歯を食いしばっていると、そこはかとなく怒りがこみ上げてきた。なんでこんな思いをしてまで、自分は歯を白くするのか? 薬で欺かなければならない痛みを、なぜお金を払って呼び寄せたのか(病気でもないのに)? それはもちろん美欲のため。自力で到達できない自分なりの理想の美、そこへ少しでも近づきたいという切ない欲求のために、今このような状態におちいっている。ならばそれも自己責任、己の美欲のためには痛みに耐えることも仕方ないではないか。 

いや、それはそうとも言い切れない。今しがた、自分なりの理想の美と言った。自分なりのと言うと、まるで自由意志で設定しているように聞こえてくるが、考えてみるとそういうわけでもない。自分が目指す「美なるもの」には、社会通念として「美しいってこういうことだよね」という条件がなんらかの形で作用してくる。私たちは社会から完全に切り離されて生きていくことができず、社会と関わり合っている以上、「自分なりの」と言ったところで、それは程度の差こそあれ(あるいはベクトルの方向性の差こそあれ)社会通念になんらかの影響を受けている。そして、こと歯の色に関する社会通念によれば、歯の色は(黄ばんだり黒ずんだりしておらず)白いのが美しい。圧倒的に美しい。つまりわたしはこの社会通念に多大な影響を受ける形で(そして同じベクトルの方向性でもって)、このようなキンキン状態にベッドの上で歯を食いしばって耐えているということになってくる。もっと言えば(かなり端折ってしまうけど)、社会は無意識的にも男性より圧倒的に女性のほうに美の期待値をつり上げてくるので、それに意見したい気持ちもある(たとえば私のまわりの女性たちがみなムダ毛のない皮膚を年中維持しているのは、彼女たちが痛みと時間と費用と引き換えにクリニックで何度もレーザーを浴びてきたからだ)。
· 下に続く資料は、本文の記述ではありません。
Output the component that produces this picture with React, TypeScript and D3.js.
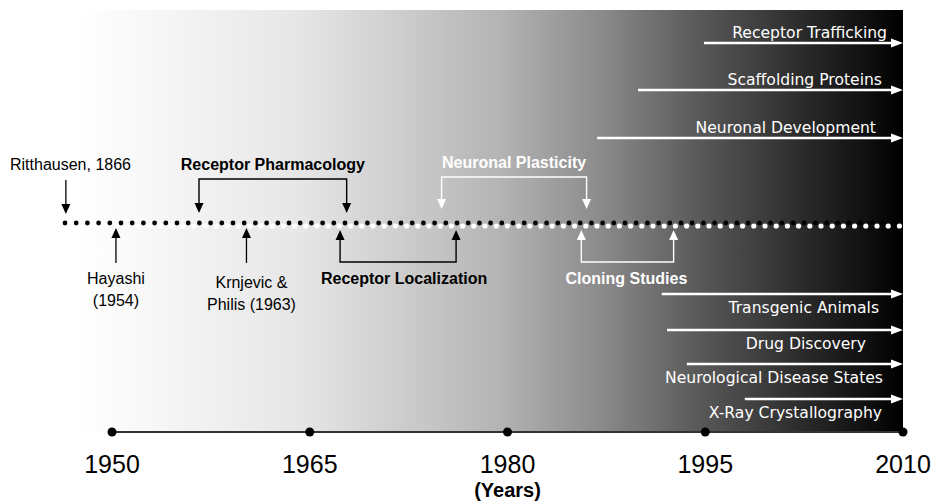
import React from "react";
import * as d3 from "d3";

// axis years shown under the timeline
const axisYears = [1950, 1965, 1980, 1995, 2010];

// single pointers onto the dotted line (year = position on the time scale)
const pointerLabels = [["Ritthausen, 1866"], ["Hayashi", "(1954)"], ["Krnjevic &", "Philis (1963)"]];
const pointerYears = [1946.5, 1950.3, 1960.2];
const pointerSides = ["above", "below", "below"];

// bracket spans
const bracketLabels = ["Receptor Pharmacology", "Receptor Localization", "Neuronal Plasticity", "Cloning Studies"];
const bracketStarts = [1956.6, 1967.3, 1975.0, 1985.6];
const bracketEnds = [1967.8, 1976.1, 1986.0, 1992.6];
const bracketSides = ["above", "below", "above", "below"];
const bracketTones = ["dark", "dark", "light", "light"];

// open-ended research areas (start year -> 2010)
const areaLabels = ["Receptor Trafficking", "Scaffolding Proteins", "Neuronal Development", "Transgenic Animals", "Drug Discovery", "Neurological Disease States", "X-Ray Crystallography"];
const areaStarts = [1994.9, 1989.9, 1986.8, 1991.7, 1992.1, 1993.6, 1998.0];
const areaRows = ["top", "top", "top", "bottom", "bottom", "bottom", "bottom"];

const W = 935;
const H = 501;

function App() {
  const x = d3.scaleLinear().domain([1950, 2010]).range([112, 903]);
  const lineY = 223;
  const axisY = 432;
  const bandLeft = 79;
  const bandTop = 10;
  const arial = "'Liberation Sans', Arial, sans-serif";
  const comic = "'Comic Sans MS', 'DejaVu Sans', sans-serif";

  const head = (px: number, py: number, dir: string, fill: string, key?: string) => {
    let pts;
    if (dir === "down") pts = [[px - 4.5, py - 10], [px + 4.5, py - 10], [px, py]];
    else if (dir === "up") pts = [[px - 4.5, py + 10], [px + 4.5, py + 10], [px, py]];
    else pts = [[px - 12, py - 4.5], [px - 12, py + 4.5], [px, py]];
    return <polygon key={key} points={pts.map((p) => p.join(",")).join(" ")} fill={fill} />;
  };

  // dots along the timeline
  const dotStep = 11.2;
  const blackDots = d3.range(65, 904, dotStep);
  const whiteDots = d3.range(65 + dotStep / 2, 904, dotStep);

  const topRowY = [43, 90, 138];
  const bottomRowY = [294, 330, 364, 399];

  return (
    <svg width={W} height={H} style={{ position: "absolute", left: 0, top: 0, background: "#fff" }}>
      <defs>
        <linearGradient id="band" x1="0" x2="1" y1="0" y2="0">
          <stop offset="0" stopColor="#ffffff" />
          <stop offset="0.27" stopColor="#e6e6e6" />
          <stop offset="0.51" stopColor="#b4b4b4" />
          <stop offset="0.63" stopColor="#8c8c8c" />
          <stop offset="0.75" stopColor="#5a5a5a" />
          <stop offset="0.875" stopColor="#2c2c2c" />
          <stop offset="1" stopColor="#000000" />
        </linearGradient>
      </defs>
      <rect x={bandLeft} y={bandTop} width={x(2010) - bandLeft} height={axisY - bandTop} fill="url(#band)" />

      {/* dotted timeline */}
      {blackDots.map((d, i) => <circle key={"b" + i} cx={d} cy={lineY} r={2.4} fill="#000" />)}
      {whiteDots.map((d, i) => <circle key={"w" + i} cx={d} cy={lineY + 3} r={2.6} fill="#fff" />)}

      {/* single pointers */}
      {pointerLabels.map((lines, i) => {
        const px = x(pointerYears[i]);
        if (pointerSides[i] === "above") {
          return (
            <g key={"p" + i}>
              <line x1={px} x2={px} y1={180} y2={206} stroke="#000" strokeWidth={1.3} />
              {head(px, 214, "down", "#000")}
              <text x={10} y={170} fontFamily={arial} fontSize={16} fill="#000">{lines[0]}</text>
            </g>
          );
        }
        return (
          <g key={"p" + i}>
            <line x1={px} x2={px} y1={263} y2={236} stroke="#000" strokeWidth={1.3} />
            {head(px, 228, "up", "#000")}
            {lines.map((t, j) => (
              <text key={j} x={px + (i === 2 ? 5 : 0)} y={284 + j * 22 + (i === 2 ? 4 : 0)} textAnchor="middle" fontFamily={arial} fontSize={16} fill="#000">{t}</text>
            ))}
          </g>
        );
      })}

      {/* brackets */}
      {bracketLabels.map((label, i) => {
        const a = x(bracketStarts[i]);
        const b = x(bracketEnds[i]);
        const col = bracketTones[i] === "dark" ? "#000" : "#fff";
        const above = bracketSides[i] === "above";
        const barY = above ? (i === 0 ? 179 : 177) : 262;
        const tipY = above ? (i === 0 ? 213 : 209) : 230;
        const baseY = above ? tipY - 9 : tipY + 9;
        const textY = above ? barY - 9 : 284;
        return (
          <g key={"k" + i}>
            <path d={`M${a},${baseY}V${barY}H${b}V${baseY}`} fill="none" stroke={col} strokeWidth={1.4} />
            {head(a, tipY, above ? "down" : "up", col)}
            {head(b, tipY, above ? "down" : "up", col)}
            <text x={(a + b) / 2 + (i === 1 ? 6 : i === 3 ? -1 : 0)} y={textY} textAnchor="middle" fontFamily={arial} fontWeight="bold" fontSize={16} fill={col}>{label}</text>
          </g>
        );
      })}

      {/* open-ended areas */}
      {areaLabels.map((label, i) => {
        const top = areaRows[i] === "top";
        const y = top ? topRowY[i] : bottomRowY[i - 3];
        const tx = [887, 882, 876, 879, 866, 883, 882][i];
        return (
          <g key={"r" + i}>
            <line x1={x(areaStarts[i])} x2={x(2010) - 8} y1={y} y2={y} stroke="#fff" strokeWidth={2.6} />
            {head(x(2010), y, "right", "#fff")}
            <text x={tx} y={top ? y - 5 : y + 19} textAnchor="end" fontFamily={comic} fontSize={15.6} fill="#fff">{label}</text>
          </g>
        );
      })}

      {/* axis */}
      <line x1={x(1950)} x2={x(2010)} y1={axisY} y2={axisY} stroke="#333" strokeWidth={2} />
      {axisYears.map((yr) => (
        <g key={yr}>
          <circle cx={x(yr)} cy={axisY} r={4.5} fill="#000" />
          <text x={x(yr)} y={473} textAnchor="middle" fontFamily={arial} fontSize={25} fill="#000">{yr}</text>
        </g>
      ))}
      <text x={x(1980)} y={497} textAnchor="middle" fontFamily={arial} fontWeight="bold" fontSize={20} fill="#000">(Years)</text>
    </svg>
  );
}

export default App;
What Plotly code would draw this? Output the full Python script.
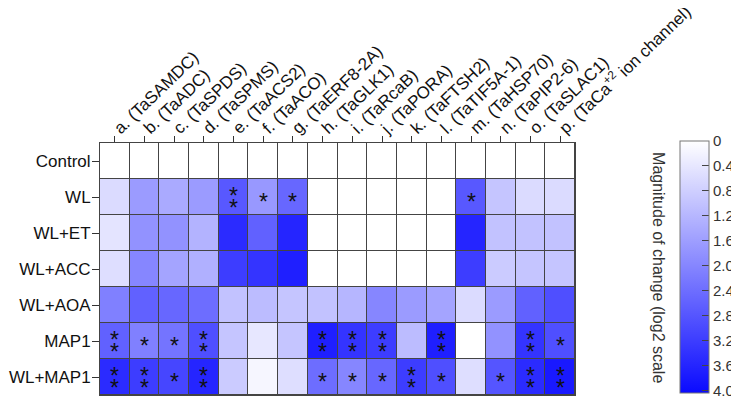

それから、また別の視点でシュールな現実もある。もはや歯のホワイトニングからトピックが逸脱しつつあるものの、要は顔の造作であろうが、肌であろうが、毛質だろうが、体型だろうが、(遺伝や突然変異など)生まれながらにしてその人がもつ美的特徴が、社会通念としての美的特徴に合致していればいるほど、美的観点(外見/表面)においては楽ちんな人生であるという現実。逆に、社会的な美的特徴から逸脱していればいるほど、その美に少しでも近づくためには多大な対価(時間やお金、手間など)を差し出さなければならず、それに痛みが伴う場合はもちろん痛みに耐えなくてはならない。しかしながら、当人がそうした軌道修正をおこなうことで、理想美へ近づいているのだとポジティブに認識し、以前と比べて自分に自信を持てるようになる可能性はおおいにあり、その結果として振る舞いにも良い変化がもたらされるかもしれず(たとえば歯のコンプレックスが減れば、微笑む回数が増えたり、微笑んだときの歯の露出面積が増えたり、逆に口を手で覆い隠すような動作が減ったりするかもしれない)、さらにそんな振る舞いが習慣となったあかつきには、その人の自然な状態までもが変わっていき、まるで生まれ変わったような体験をもたらす可能性さえ孕んでいる。ただし、こうした変化が自身へもたらすインパクト(+)と、そのために使う時間や費用、伴う痛み、場合によっては短期・長期の副作用など(ー)をどう天秤にかけ、そのプロセスにどのような態度で臨むのかは(例えば楽しみである、ワクワクする、怯えるなど)人によって全然違うのだと思う。

さて、話を戻してホワイトニング(歯の)。来年またこれをやるのかな…?(さすがに歯のホワイトニングで得られるインパクトはかなり限定的ではありそうだけど?)治療の翌日になり、痛み止めなしでも痛みは100分の1になり、「24時間以内は白いものだけ食べること」という縛りに従い、白湯をすすり、白米や焼きうどん(塩味)、ペンネグラタンなどを食べ、このあと食べたい真ん丸なオムレツを焼き、来年になったらどうするんだろうと思いながらこの記録を残している。